_Objective:_
Below are some records. How many of their lines contain the string "this"? Give the number only.

_Data records:_

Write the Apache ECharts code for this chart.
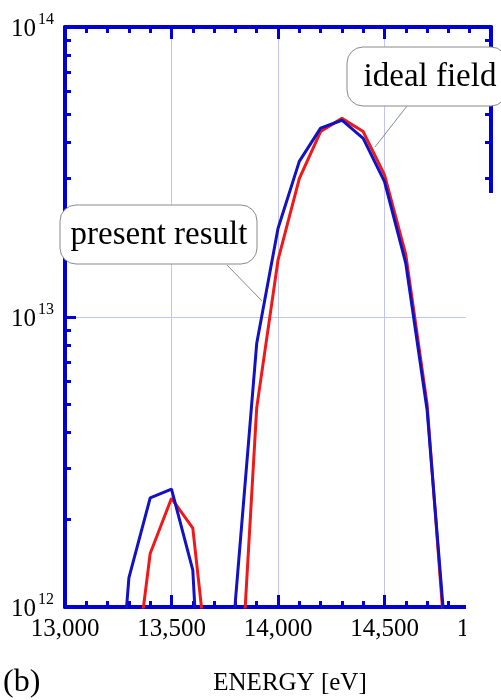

---

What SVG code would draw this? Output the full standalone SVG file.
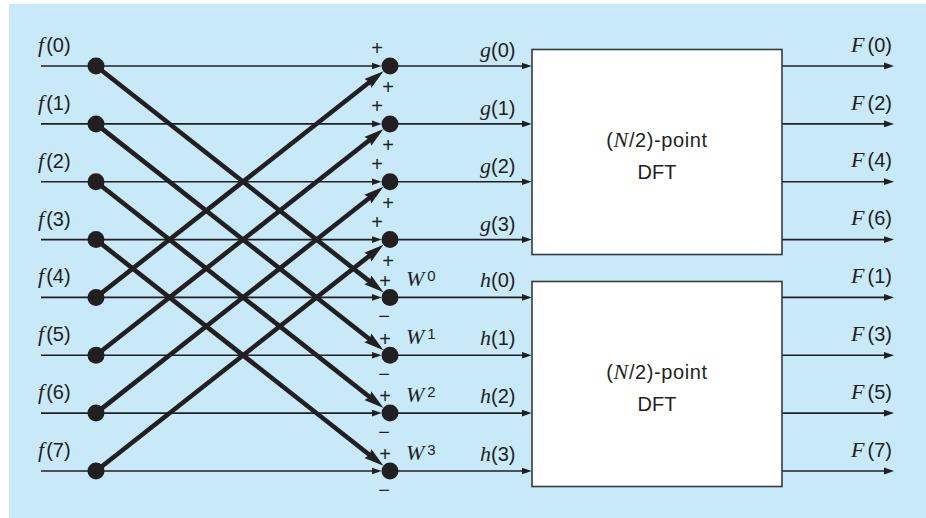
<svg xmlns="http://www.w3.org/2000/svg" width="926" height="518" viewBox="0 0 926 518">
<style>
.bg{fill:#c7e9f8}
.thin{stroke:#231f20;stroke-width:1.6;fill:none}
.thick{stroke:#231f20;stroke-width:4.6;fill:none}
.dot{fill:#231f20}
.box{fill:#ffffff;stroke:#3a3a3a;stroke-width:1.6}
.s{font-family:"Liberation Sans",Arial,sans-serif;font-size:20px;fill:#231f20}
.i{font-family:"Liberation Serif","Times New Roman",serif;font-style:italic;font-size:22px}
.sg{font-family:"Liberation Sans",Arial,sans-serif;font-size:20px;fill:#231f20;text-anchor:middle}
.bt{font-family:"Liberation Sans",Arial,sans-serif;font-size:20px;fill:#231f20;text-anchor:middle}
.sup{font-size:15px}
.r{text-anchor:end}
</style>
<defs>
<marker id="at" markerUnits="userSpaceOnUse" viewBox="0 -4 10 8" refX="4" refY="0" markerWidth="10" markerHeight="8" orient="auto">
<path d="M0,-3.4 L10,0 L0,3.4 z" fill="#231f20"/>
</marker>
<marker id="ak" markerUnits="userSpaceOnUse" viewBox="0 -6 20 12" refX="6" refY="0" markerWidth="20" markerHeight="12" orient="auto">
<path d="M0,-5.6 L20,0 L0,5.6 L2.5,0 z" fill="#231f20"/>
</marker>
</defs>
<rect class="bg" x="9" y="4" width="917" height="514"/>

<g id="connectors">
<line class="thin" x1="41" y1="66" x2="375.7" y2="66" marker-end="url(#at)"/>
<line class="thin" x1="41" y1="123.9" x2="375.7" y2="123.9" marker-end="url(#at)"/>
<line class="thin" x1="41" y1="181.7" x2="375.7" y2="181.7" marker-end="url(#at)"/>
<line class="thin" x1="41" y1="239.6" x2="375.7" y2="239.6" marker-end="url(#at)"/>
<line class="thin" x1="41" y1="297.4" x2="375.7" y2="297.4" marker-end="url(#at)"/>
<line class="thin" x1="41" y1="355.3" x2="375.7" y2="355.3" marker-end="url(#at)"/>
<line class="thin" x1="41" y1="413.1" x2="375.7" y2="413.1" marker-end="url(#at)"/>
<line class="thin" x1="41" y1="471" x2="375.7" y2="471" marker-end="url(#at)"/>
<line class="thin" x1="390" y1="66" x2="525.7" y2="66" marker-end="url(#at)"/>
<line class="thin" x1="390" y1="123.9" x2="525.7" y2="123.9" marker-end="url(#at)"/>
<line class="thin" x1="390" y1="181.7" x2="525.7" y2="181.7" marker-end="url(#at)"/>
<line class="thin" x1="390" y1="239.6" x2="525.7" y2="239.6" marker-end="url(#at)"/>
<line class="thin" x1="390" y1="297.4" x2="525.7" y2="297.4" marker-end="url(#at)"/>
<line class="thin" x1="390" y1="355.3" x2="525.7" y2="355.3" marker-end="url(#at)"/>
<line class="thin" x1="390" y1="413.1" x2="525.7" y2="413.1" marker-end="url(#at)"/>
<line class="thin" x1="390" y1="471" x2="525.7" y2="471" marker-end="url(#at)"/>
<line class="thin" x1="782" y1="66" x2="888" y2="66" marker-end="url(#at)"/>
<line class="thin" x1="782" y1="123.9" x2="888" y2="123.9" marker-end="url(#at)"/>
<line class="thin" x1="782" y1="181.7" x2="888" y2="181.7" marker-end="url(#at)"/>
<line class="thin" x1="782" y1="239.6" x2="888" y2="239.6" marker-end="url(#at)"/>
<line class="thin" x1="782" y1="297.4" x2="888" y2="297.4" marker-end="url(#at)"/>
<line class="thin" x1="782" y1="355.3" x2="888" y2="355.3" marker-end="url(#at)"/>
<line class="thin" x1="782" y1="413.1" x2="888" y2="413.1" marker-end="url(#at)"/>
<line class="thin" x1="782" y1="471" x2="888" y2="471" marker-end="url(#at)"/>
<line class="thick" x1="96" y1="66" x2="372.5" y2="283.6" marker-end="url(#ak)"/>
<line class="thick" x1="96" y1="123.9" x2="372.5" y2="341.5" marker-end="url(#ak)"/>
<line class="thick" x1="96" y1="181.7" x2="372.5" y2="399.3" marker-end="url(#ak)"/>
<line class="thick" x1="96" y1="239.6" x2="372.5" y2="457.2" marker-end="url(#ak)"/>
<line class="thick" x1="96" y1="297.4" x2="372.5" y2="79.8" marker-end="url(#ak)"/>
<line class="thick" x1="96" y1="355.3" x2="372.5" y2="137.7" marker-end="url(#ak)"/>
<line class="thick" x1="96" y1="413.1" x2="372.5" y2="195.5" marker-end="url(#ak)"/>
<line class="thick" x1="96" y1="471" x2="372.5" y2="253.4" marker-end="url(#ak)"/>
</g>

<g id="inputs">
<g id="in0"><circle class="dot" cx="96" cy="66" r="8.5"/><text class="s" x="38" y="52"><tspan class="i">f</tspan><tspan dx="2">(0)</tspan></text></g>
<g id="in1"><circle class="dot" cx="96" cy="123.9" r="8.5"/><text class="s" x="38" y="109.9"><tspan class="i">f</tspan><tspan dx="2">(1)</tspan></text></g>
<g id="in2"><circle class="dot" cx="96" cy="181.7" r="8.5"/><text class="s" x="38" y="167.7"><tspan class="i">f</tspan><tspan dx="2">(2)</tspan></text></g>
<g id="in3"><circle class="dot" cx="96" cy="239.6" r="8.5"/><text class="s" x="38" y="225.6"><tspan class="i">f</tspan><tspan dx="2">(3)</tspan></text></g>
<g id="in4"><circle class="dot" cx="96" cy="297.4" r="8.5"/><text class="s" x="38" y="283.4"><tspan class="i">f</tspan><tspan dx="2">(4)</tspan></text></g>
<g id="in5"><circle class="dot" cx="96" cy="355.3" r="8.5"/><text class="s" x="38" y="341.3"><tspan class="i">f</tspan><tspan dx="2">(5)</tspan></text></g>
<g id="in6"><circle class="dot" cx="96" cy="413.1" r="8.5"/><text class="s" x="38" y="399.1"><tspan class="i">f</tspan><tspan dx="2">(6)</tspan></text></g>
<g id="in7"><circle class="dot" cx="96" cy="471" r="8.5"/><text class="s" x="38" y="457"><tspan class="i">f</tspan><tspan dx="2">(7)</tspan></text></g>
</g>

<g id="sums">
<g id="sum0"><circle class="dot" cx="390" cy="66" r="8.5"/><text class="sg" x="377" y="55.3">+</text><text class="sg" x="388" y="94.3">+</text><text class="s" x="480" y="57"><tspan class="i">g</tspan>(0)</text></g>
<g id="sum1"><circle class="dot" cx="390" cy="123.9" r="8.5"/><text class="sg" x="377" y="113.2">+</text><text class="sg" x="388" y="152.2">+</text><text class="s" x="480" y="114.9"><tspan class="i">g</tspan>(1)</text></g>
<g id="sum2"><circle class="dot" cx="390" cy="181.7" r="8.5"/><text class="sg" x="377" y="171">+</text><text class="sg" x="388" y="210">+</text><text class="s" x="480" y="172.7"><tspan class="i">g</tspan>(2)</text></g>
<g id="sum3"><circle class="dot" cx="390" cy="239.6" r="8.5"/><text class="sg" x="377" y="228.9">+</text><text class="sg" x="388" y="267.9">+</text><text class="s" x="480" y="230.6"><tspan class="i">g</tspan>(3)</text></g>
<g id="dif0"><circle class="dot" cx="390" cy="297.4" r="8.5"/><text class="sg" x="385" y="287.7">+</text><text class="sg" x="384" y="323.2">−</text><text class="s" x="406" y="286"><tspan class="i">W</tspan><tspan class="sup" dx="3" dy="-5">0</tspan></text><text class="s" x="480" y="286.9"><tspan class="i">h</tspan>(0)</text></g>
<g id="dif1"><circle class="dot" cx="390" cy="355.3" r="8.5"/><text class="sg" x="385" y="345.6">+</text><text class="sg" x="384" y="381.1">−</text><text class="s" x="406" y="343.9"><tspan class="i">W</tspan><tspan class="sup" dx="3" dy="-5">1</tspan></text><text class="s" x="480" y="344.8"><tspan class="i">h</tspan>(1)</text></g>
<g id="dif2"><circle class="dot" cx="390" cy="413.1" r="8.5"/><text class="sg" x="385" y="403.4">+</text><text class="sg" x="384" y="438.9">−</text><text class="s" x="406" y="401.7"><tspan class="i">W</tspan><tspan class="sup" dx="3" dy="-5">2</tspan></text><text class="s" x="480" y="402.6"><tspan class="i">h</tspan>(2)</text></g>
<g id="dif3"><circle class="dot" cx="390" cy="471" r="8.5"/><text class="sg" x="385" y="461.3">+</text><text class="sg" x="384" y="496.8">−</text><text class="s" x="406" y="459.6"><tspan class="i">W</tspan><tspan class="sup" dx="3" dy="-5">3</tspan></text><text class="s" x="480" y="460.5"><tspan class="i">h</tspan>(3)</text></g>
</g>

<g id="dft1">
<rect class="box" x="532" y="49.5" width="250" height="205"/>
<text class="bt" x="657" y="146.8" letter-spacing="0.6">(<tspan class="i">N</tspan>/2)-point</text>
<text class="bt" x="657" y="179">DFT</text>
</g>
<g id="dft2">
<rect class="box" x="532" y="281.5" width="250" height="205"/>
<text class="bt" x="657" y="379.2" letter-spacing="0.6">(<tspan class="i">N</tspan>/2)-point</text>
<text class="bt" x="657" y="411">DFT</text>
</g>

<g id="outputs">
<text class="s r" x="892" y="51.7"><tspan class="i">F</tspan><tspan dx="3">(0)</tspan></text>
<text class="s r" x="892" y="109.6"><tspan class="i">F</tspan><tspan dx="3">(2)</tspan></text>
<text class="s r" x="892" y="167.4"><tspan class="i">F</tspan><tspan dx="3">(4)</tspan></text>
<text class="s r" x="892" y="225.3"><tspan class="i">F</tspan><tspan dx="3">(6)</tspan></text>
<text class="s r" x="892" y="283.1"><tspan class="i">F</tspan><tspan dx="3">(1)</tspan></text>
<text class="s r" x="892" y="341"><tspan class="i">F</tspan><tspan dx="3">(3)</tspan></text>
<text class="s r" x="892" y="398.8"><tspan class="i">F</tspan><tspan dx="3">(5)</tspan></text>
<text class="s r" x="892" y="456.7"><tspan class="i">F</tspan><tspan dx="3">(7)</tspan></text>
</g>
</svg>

_Answer for the task:_
2